I think that it would be a good thing for you to practice speaking your truth in each and every moment. When you feel anxiety coming up for you, or you have a feeling of inferiority or fear come up, take a deep breath and say to yourself: "I am a loving, strong, and clear being" - or something along those lines that feels good to you. Give yourself acceptance and support, and love, and then speak your truth. Using the turquoise Aura-Soma pomander for creative and clear communication from the heart would be a good support for you as well, to help with this. It can be ordered at email@example.com.
You said, in your letter, that you did "something horrible", and you sounded as if you really were judging yourself and making yourself "bad". Yes, you made a choice that had consequences that were not for your best good or the best good of a relationship that is important to you. OK. You learned from that. So, instead of putting yourself down and feeling guilty, which does no one any good, but instead keeps you trapped in self hatred, be compassionate with yourself and CHOOSE to develop what you need to within yourself. Choose to grow and be the kind of strong person you desire to be. Instead of focusing on "bad" or "wrong", FOCUS ON THE FACT THAT NOW YOU SEE WHERE YOU NEED TO GO IN TERMS OF YOUR OW GROWTH, AND GIVE THANKS FOR THAT. That's what the journey is all about.
You also need to be able to be alone more in order to find yourself. Taking time for retreat or seclusion where you can meditate and chant or sing prayers would be a good thing for you to do. You need to be able to depend on YOURSELF. As a great teacher once said: "Seclusion is the price of greatness." We have to be able to be at peace with ourselves, and find out who we truly are. In that way, we are able to trust our Source, or center, the God Self within. The best way to do that is to be with yourself, and do your inner work. So, perhaps even taking a retreat where you can meditate and chant with others would be a good thing for you to do. And then continue it in your own meditative practice daily.

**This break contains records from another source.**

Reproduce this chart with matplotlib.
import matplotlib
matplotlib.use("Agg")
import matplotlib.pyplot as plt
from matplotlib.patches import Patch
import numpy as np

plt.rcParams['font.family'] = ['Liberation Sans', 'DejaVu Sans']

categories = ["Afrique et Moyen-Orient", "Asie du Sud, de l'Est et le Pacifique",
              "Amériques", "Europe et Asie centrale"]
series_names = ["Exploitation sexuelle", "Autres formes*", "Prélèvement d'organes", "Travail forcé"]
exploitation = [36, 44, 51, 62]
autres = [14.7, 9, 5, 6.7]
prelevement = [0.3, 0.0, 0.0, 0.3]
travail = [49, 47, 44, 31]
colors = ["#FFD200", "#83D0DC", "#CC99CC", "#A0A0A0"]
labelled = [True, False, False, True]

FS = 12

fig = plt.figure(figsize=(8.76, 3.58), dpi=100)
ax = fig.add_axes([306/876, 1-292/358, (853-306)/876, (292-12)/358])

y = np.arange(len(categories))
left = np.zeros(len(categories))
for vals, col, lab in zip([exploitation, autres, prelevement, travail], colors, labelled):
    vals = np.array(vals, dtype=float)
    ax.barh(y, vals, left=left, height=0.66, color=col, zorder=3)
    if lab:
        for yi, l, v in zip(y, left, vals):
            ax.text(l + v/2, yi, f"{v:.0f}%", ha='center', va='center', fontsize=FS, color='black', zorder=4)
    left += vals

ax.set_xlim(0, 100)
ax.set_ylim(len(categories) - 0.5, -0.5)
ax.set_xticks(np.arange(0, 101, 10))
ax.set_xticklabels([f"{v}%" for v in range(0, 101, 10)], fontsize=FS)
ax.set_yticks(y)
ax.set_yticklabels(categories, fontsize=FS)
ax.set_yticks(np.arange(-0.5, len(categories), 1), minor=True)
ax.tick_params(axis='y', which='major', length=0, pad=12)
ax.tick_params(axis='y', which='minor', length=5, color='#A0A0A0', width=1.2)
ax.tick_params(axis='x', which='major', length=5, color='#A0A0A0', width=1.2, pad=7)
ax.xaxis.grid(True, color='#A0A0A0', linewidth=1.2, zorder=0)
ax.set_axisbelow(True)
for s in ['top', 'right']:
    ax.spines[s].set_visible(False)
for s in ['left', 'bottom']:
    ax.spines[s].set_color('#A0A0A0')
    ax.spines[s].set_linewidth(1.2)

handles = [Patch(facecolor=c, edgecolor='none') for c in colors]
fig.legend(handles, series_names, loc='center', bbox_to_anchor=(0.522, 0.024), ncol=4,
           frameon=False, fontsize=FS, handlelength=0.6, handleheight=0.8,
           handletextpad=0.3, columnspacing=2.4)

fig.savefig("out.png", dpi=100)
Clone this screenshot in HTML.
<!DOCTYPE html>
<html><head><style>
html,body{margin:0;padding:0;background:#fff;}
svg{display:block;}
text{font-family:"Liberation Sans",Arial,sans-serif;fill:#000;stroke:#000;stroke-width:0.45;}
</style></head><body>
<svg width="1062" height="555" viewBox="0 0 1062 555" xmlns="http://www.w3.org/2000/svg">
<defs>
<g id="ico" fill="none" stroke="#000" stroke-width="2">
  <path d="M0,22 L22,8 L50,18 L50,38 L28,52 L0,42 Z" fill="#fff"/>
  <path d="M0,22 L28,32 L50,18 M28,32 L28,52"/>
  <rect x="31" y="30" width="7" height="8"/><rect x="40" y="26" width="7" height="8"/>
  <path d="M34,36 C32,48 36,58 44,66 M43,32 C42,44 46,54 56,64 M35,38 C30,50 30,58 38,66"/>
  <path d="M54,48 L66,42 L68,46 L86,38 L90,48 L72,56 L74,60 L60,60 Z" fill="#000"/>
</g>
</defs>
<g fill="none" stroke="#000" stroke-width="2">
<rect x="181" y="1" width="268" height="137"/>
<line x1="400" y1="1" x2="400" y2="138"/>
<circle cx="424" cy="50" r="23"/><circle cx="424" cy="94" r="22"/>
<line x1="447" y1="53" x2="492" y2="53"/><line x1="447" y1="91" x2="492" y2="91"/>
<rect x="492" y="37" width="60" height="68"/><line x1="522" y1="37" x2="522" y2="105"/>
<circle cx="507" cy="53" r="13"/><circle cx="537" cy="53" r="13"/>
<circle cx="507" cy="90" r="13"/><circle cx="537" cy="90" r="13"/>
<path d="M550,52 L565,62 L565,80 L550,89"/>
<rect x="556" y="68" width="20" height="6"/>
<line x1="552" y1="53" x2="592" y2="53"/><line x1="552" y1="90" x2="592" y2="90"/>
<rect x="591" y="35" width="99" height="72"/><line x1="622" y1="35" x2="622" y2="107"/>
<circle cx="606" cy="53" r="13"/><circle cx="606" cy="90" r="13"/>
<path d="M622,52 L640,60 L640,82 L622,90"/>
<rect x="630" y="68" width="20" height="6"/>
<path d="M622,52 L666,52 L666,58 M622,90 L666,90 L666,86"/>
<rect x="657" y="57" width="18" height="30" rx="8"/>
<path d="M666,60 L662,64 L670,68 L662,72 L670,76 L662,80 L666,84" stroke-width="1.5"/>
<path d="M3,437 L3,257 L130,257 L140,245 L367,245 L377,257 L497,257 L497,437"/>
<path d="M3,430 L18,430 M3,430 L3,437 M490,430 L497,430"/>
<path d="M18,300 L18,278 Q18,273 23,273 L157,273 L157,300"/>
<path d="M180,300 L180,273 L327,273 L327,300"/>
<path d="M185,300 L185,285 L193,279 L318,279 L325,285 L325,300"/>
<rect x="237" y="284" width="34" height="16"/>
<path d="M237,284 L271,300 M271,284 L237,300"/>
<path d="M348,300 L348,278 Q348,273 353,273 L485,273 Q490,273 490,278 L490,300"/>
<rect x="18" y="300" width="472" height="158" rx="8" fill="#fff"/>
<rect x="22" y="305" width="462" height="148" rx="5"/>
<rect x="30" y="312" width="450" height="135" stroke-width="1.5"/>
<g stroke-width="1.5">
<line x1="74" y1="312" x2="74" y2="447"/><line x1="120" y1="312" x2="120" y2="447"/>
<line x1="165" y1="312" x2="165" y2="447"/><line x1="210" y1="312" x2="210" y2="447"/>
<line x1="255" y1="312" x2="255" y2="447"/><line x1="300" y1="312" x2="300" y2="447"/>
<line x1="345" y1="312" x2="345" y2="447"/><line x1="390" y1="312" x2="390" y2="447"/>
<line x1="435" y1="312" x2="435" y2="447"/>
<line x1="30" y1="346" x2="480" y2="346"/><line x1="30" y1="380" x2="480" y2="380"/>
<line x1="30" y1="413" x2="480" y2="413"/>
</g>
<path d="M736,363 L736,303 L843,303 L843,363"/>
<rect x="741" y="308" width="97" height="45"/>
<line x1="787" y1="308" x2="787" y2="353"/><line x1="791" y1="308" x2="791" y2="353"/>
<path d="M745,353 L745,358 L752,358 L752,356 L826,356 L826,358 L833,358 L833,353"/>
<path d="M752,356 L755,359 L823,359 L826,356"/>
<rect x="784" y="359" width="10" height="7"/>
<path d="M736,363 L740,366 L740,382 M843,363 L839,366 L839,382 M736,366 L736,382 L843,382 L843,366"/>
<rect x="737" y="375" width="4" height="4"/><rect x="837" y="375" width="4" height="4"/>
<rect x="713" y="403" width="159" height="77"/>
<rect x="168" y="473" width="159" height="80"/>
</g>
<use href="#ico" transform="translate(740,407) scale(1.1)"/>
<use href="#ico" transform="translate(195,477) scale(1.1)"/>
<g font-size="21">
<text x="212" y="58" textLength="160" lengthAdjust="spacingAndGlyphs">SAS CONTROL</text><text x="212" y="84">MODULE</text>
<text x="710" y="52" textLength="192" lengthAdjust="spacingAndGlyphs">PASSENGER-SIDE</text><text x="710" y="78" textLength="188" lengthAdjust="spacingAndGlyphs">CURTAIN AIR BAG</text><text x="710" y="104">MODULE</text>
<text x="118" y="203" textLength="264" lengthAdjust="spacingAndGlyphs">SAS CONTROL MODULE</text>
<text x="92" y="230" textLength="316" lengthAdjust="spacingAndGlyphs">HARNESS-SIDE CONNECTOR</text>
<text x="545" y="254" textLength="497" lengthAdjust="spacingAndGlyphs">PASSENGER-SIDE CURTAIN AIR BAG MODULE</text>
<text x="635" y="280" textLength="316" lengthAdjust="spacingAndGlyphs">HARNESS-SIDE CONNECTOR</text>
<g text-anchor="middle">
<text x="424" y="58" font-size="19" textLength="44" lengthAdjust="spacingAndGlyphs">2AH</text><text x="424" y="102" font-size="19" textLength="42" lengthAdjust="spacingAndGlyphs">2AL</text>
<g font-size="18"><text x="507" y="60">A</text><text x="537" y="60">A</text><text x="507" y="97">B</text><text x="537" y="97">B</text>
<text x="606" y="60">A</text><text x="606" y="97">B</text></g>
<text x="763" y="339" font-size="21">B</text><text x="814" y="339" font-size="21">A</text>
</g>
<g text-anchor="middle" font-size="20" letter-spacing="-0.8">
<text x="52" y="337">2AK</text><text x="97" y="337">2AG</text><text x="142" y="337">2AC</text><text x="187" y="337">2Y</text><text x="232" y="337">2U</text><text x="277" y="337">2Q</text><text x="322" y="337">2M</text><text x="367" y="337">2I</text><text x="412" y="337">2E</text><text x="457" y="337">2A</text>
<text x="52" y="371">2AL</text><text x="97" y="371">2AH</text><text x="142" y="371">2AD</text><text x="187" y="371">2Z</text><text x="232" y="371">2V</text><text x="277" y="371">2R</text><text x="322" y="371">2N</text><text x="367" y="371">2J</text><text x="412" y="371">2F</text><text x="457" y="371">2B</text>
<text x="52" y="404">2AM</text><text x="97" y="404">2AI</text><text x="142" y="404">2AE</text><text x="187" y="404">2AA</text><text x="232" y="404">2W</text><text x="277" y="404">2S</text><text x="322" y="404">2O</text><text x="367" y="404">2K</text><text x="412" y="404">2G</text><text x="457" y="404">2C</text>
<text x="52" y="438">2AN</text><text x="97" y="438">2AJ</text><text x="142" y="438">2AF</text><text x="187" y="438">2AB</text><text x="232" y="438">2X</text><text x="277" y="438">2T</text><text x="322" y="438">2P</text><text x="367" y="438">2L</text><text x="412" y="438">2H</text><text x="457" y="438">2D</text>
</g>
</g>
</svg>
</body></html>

In the meantime, as far as your girlfriend and your relationship is concerned, yes, it will take time. Your job is to become a trustworthy and strong person. To BE that, from the inside out. As you do, she will feel that change in you, if she chooses to continue to be in the relationship. All you can say in the meantime is: "I see where I need to grow, and I am committed to doing that. I am willing to develop this in myself. I hope that you will choose to be with me as I continue learning and growing in this way." And then, you have to really commit to doing the work to become that. It will take time. But if you make that commitment, follow through on it, and be kind, patient, and loving to yourself.